• Challenge:
Retype the listing that follows, word for word.

• Source data:
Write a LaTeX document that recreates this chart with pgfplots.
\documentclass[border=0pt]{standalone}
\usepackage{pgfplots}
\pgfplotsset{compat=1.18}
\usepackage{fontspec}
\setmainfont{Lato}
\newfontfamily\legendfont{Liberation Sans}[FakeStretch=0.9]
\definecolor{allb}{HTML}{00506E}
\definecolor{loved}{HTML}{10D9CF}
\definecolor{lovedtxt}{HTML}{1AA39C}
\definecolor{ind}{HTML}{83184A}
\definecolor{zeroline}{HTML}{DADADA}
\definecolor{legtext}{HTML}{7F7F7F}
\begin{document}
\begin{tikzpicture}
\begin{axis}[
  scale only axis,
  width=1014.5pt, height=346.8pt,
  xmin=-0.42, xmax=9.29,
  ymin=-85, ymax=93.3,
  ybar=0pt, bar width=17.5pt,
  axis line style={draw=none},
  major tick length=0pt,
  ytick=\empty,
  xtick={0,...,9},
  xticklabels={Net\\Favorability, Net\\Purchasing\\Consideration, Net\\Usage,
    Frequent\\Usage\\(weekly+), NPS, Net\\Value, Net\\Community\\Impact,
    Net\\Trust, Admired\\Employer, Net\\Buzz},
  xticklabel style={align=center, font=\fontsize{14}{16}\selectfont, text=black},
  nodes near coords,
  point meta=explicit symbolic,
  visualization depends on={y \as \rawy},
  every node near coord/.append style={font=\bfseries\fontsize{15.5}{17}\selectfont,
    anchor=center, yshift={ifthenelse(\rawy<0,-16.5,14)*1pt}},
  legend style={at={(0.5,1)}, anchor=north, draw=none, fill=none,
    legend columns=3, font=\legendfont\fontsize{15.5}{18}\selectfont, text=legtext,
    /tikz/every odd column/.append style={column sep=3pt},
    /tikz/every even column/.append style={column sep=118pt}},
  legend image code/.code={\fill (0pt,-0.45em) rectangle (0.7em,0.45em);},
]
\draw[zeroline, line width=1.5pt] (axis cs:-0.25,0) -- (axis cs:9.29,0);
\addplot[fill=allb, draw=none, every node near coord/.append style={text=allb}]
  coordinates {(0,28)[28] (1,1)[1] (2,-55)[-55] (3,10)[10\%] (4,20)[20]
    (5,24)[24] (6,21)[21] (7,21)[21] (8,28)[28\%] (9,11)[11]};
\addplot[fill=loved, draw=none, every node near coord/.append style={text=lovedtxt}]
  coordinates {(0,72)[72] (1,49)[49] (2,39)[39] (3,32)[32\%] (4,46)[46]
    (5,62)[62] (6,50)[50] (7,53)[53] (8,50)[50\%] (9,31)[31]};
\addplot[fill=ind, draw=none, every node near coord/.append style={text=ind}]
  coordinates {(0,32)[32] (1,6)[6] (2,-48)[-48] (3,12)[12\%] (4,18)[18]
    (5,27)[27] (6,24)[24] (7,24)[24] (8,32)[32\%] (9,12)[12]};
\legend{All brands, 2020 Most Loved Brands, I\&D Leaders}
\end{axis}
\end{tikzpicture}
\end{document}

• The reply:
Write a LaTeX document that recreates this chart with pgfplots.
\documentclass[border=0pt]{standalone}
\usepackage{pgfplots}
\pgfplotsset{compat=1.18}
\usepackage{fontspec}
\setmainfont{Lato}
\newfontfamily\legendfont{Liberation Sans}[FakeStretch=0.9]
\definecolor{allb}{HTML}{00506E}
\definecolor{loved}{HTML}{10D9CF}
\definecolor{lovedtxt}{HTML}{1AA39C}
\definecolor{ind}{HTML}{83184A}
\definecolor{zeroline}{HTML}{DADADA}
\definecolor{legtext}{HTML}{7F7F7F}
\begin{document}
\begin{tikzpicture}
\begin{axis}[
  scale only axis,
  width=1014.5pt, height=346.8pt,
  xmin=-0.42, xmax=9.29,
  ymin=-85, ymax=93.3,
  ybar=0pt, bar width=17.5pt,
  axis line style={draw=none},
  major tick length=0pt,
  ytick=\empty,
  xtick={0,...,9},
  xticklabels={Net\\Favorability, Net\\Purchasing\\Consideration, Net\\Usage,
    Frequent\\Usage\\(weekly+), NPS, Net\\Value, Net\\Community\\Impact,
    Net\\Trust, Admired\\Employer, Net\\Buzz},
  xticklabel style={align=center, font=\fontsize{14}{16}\selectfont, text=black},
  nodes near coords,
  point meta=explicit symbolic,
  visualization depends on={y \as \rawy},
  every node near coord/.append style={font=\bfseries\fontsize{15.5}{17}\selectfont,
    anchor=center, yshift={ifthenelse(\rawy<0,-16.5,14)*1pt}},
  legend style={at={(0.5,1)}, anchor=north, draw=none, fill=none,
    legend columns=3, font=\legendfont\fontsize{15.5}{18}\selectfont, text=legtext,
    /tikz/every odd column/.append style={column sep=3pt},
    /tikz/every even column/.append style={column sep=118pt}},
  legend image code/.code={\fill (0pt,-0.45em) rectangle (0.7em,0.45em);},
]
\draw[zeroline, line width=1.5pt] (axis cs:-0.25,0) -- (axis cs:9.29,0);
\addplot[fill=allb, draw=none, every node near coord/.append style={text=allb}]
  coordinates {(0,28)[28] (1,1)[1] (2,-55)[-55] (3,10)[10\%] (4,20)[20]
    (5,24)[24] (6,21)[21] (7,21)[21] (8,28)[28\%] (9,11)[11]};
\addplot[fill=loved, draw=none, every node near coord/.append style={text=lovedtxt}]
  coordinates {(0,72)[72] (1,49)[49] (2,39)[39] (3,32)[32\%] (4,46)[46]
    (5,62)[62] (6,50)[50] (7,53)[53] (8,50)[50\%] (9,31)[31]};
\addplot[fill=ind, draw=none, every node near coord/.append style={text=ind}]
  coordinates {(0,32)[32] (1,6)[6] (2,-48)[-48] (3,12)[12\%] (4,18)[18]
    (5,27)[27] (6,24)[24] (7,24)[24] (8,32)[32\%] (9,12)[12]};
\legend{All brands, 2020 Most Loved Brands, I\&D Leaders}
\end{axis}
\end{tikzpicture}
\end{document}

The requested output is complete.